SH: The style of composition was a quantum leap, and did come to me out of the blue.
DR: How would you describe that style of composition, for someone who hasn't heard it yet?
SH: It is somewhat freeform, ambient. In this case it's played on an electric piano, but it could be played on a grand piano. There is no strong rhythm. The simple melodies are based on the five-note, pentatonic scale, so all the notes are consonant. There is no dissonance, no hard edges, and the music breathes. There are spaces between the notes in many cases, which allows a listener to come in and be part of the music.
DR: I found that it redefined my whole idea of rhythm, because of those spaces.
SH: It does. Space and silence have always been an integral part of my music.
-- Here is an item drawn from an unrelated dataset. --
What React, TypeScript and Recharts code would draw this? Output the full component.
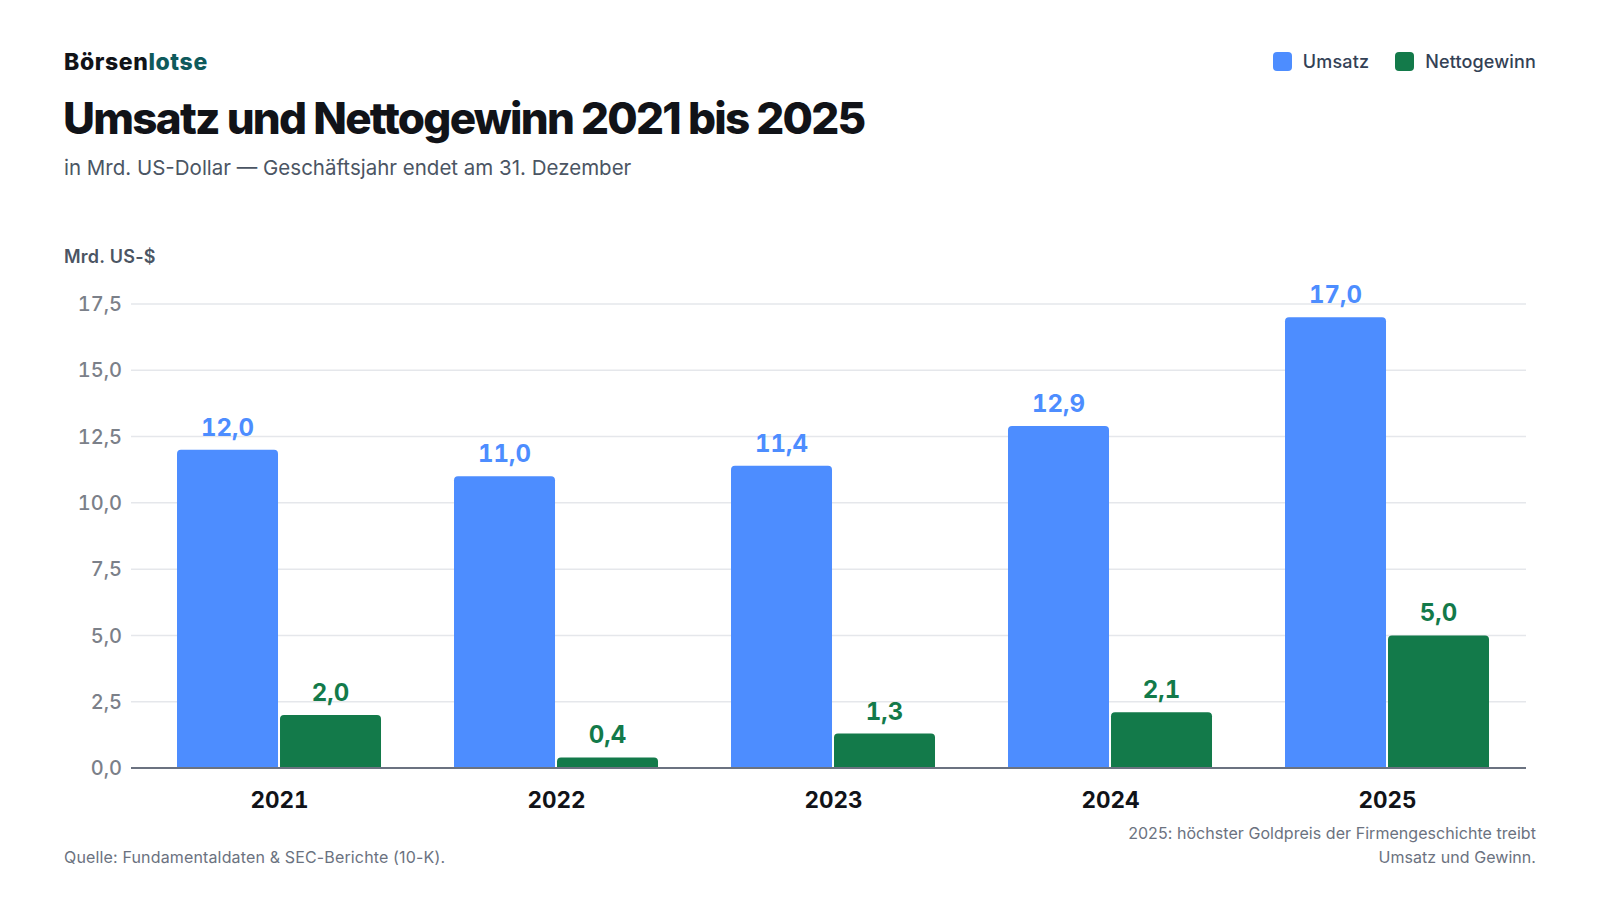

One thing I've noticed is that the people who have the hardest time listening to my music are those who are most addicted to big beat, big rhythms, whether it's disco, heavy metal or rock, or even Beethoven-type classical music or the regularity of Bach. Or, those who try to listen to my music after having several cups of coffee. Your body then is physiologically incapable of slowing down, so an internal energetic dissonance develops. I've noticed that sometimes when I've been in some pretty hyperactive states, my music sounds totally different. Once many years ago when I heard my music while I was in a stressed state, I for the first time understood why some people don't ñget,î don't hear the music the way it was composed. It was an epiphany for me. And the reality is that most people are in that place much of the time.
DR: Is there, therefore, a different response to your music from people in other places and other cultures?
SH: Not for that reason. Music is really a universal language. In 1977, I was in England at the first Festival of Body, Mind and Spirit. I had British people, and people from the continent who didn't speak English, who heard the music and immediately said, "Yes, that feels good." Most striking, though, was a gentleman from Japan, who barely spoke English, and a woman from Nigeria, who heard it, and said she loved it and wanted to bring it back to Nigeria. So people from vastly different cultures can relate to this music at a soul level and a cellular level. My music has sold consistently and well throughout the world, including China, Japan, Australia, South America, and throughout Europe.
The ideological basis of much of my music, the books and writings that I've studied in conceptualizing the music that I was hearing in meditation, is akin to the ancient Chinese artists who would use space with just a few lines to define a mountain. Think about Chinese graphics and calligraphy, and that use of space. I'm using notes in that same way. One of the seminal statements that I read from an ancient Chinese poet was, "Invoke chi or do not paint." In music, it's "Invoke chi, or do not play." Another basic principle I work with is, "Composer, compose thyself." I need to be in a balanced, relaxed, and attuned state when I'm recording, or I shouldn't do it, because that state will be transmitted and radiated to the listener. I've had some very definite lessons with that over the years. So everything that gets recorded has been cleared.